Early on he was a master orchestrator — sadly, RCA Red Seal never reissued
M/DM-3000 on CD, recorded in Toronto at the end of 1968 by Seiji Ozawa and
Canada’s premier orchestra, which included Green (aka November
Steps II) and Asterism (for piano and orchestra). Nor has EMI reissued Cassiopeia for solo percussionist and orchestra, recorded in June 1971 before its official
premiere at Chicago’s Ravinia Festival. What a surround-sound spectacular
that would make, with four spatially placed orchestras joined by the soloist
after a long entrance cadenza from the rear of the concert chamber!
To try and “describe” Takemitsu’s music after 1965—Arc for
piano and orchestra was pivotal—defies conventional technical anaylsis, although
Motoharu Kawashima’s
annotation for BIS captures the spirits that literally inspired the best that
he wrote (and very little, believe me, was dross). One line summarizes it best: “From
the river of sound to the sea of harmony.” The paradox couples the delicacy
of a brush stroke in Kanji with the strength of titanium.

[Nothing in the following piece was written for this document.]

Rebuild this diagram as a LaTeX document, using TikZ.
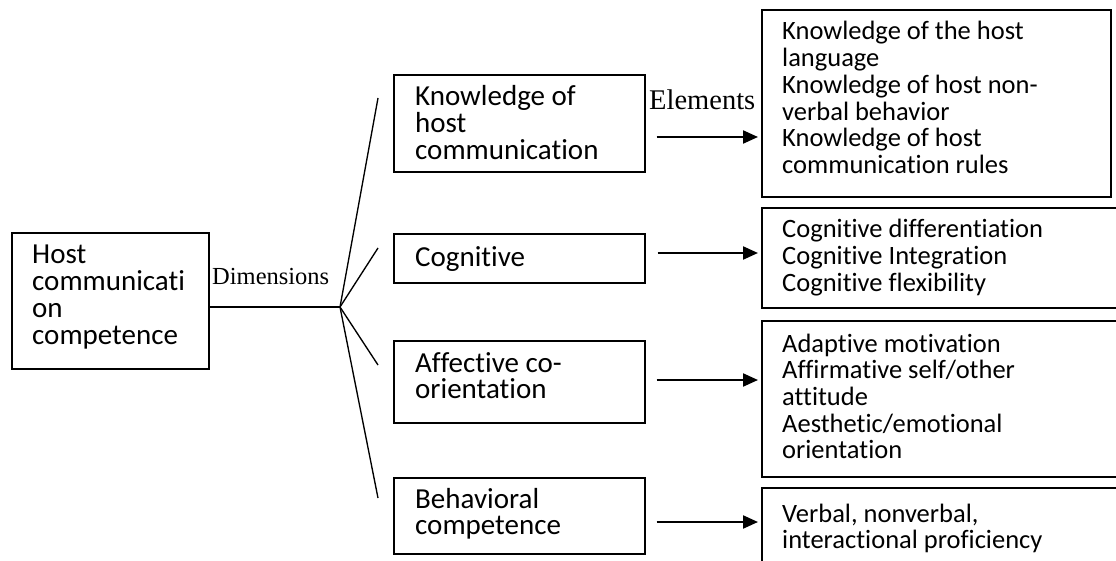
\documentclass[tikz,border=0pt]{standalone}
\usepackage{fontspec}
\setmainfont{Carlito}[Ligatures={NoCommon}]
\newfontfamily\timesfont{Liberation Serif}
\usetikzlibrary{arrows.meta}
% multi-line block whose baseline is that of its first line
\newcommand\blocklines[2][29]{\parbox[t]{340pt}{\fontsize{#1}{26.7}\selectfont\lineskiplimit=-100pt\lineskip=0pt\raggedright #2}}
\begin{document}
\begin{tikzpicture}[x=1pt,y=-1pt,
  frame/.style={draw, line width=1.6pt, inner sep=0pt, anchor=north west},
  txt/.style={inner sep=0pt, anchor=base west},
  fan/.style={line width=1.35pt},
  arr/.style={line width=2.2pt, -{Triangle[length=15pt,width=13pt]}}]
\useasboundingbox (0,0) rectangle (1116,561);
\clip (0,0) rectangle (1116,561);

% dimension boxes
\node[frame, minimum width=197pt, minimum height=136pt] (host) at (11,232) {};
\node[frame, minimum width=251pt, minimum height=97pt] (kn) at (393,74) {};
\node[frame, minimum width=251pt, minimum height=49pt] (cog) at (393,233) {};
\node[frame, minimum width=251pt, minimum height=82pt] (aff) at (393,340) {};
\node[frame, minimum width=251pt, minimum height=76pt] (beh) at (393,477) {};

% element boxes
\node[frame, minimum width=349pt, minimum height=187pt] (e1) at (761,9) {};
\node[frame, minimum width=370pt, minimum height=100pt] (e2) at (761,207) {};
\node[frame, minimum width=370pt, minimum height=156pt] (e3) at (761,320) {};
\node[frame, minimum width=370pt, minimum height=100pt] (e4) at (761,487) {};

% texts
\node[txt] (hostT) at (32,264) {\blocklines{Host\\communicati\\on\\competence}};
\node[txt] (knT) at (415,106) {\blocklines{Knowledge of\\host\\communication}};
\node[txt] (cogT) at (415,267) {\blocklines{Cognitive}};
\node[txt] (affT) at (415,372) {\blocklines{Affective co-\\orientation}};
\node[txt] (behT) at (415,508) {\blocklines{Behavioral\\competence}};
\node[txt] (e1T) at (782,40) {\blocklines[26.5]{Knowledge of the host\\language\\Knowledge of host non-\\verbal behavior\\Knowledge of host\\communication rules}};
\node[txt] (e2T) at (782,238) {\blocklines[26.5]{Cognitive differentiation\\Cognitive Integration\\Cognitive flexibility}};
\node[txt] (e3T) at (782,352) {\blocklines[26.5]{Adaptive motivation\\Affirmative self/other\\attitude\\Aesthetic/emotional\\orientation}};
\node[txt] (e4T) at (782,522) {\blocklines[26.5]{Verbal, nonverbal,\\interactional proficiency}};

\node[txt, font=\timesfont\fontsize{24.5}{28}\selectfont] (dimL) at (212,284) {Dimensions};
\node[txt, font=\timesfont\fontsize{28.5}{32}\selectfont] (elL) at (649,110) {Elements};

% fan of dimensions
\coordinate (hub) at (340,307);
\coordinate (f1) at (378,98);
\coordinate (f2) at (378,248);
\coordinate (f3) at (378,365);
\coordinate (f4) at (378,498);
\draw[fan] (hub -| host.east) -- (hub);
\draw[fan] (hub) -- (f1);
\draw[fan] (hub) -- (f2);
\draw[fan] (hub) -- (f3);
\draw[fan] (hub) -- (f4);

% element arrows
\coordinate (r1) at (0,137);
\coordinate (r2) at (0,253);
\coordinate (r3) at (0,380);
\coordinate (r4) at (0,522);
\draw[arr, shorten <=11pt, shorten >=3pt] (kn.east |- r1) -- (e1.west |- r1);
\draw[arr, shorten <=12pt, shorten >=3pt] (cog.east |- r2) -- (e2.west |- r2);
\draw[arr, shorten <=11pt, shorten >=3pt] (aff.east |- r3) -- (e3.west |- r3);
\draw[arr, shorten <=11pt, shorten >=3pt] (beh.east |- r4) -- (e4.west |- r4);
\end{tikzpicture}
\end{document}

I wrote the album
liner for M/DM-3000, and was both amused and irritated by a review in Gramophone whose
staff critic who wanted technical chapter-and-verse. Alongside Kawashima’s
achievement, mine was almost literal—well written, I still think,
but missing the infinitude of Takemitsu’s multiple visions. And visions
(or, rather, visuals) were increasingly the seedlings of his art.
Takemitsu can be an acquired taste, like eel roll, or yellow-tail rather than
standard-red tuna. His music needs attention as well as a suspension of expectation,
but how it does reward the time spent in exploring his world. There one can
find humor as well as sobriety, even terror—clearly demonstrated
in parts of Fantasma/Cantos II remembered from Jack Teagarden’s
Dixieland jazz recordings, heard as a busboy in postwar Tokyo’s American
military canteens.
The performances here by Otaka and his eponymous Kioi Sinfonietta of Tokyo,
as well as by Swedish trombonist Christian Lindberg (for whom Fantasma/Cantos
II was written), are impeccably stylish and technically transfixing. The sound
in “conventional” stereo is indeed Super Audio CD, employing Sony’s
Direct Stream Digital process, which Robert Suff produced with Jens Braun the
engineer (assisted by Tetsuo Kojima of Sony) in a hall that records ideally.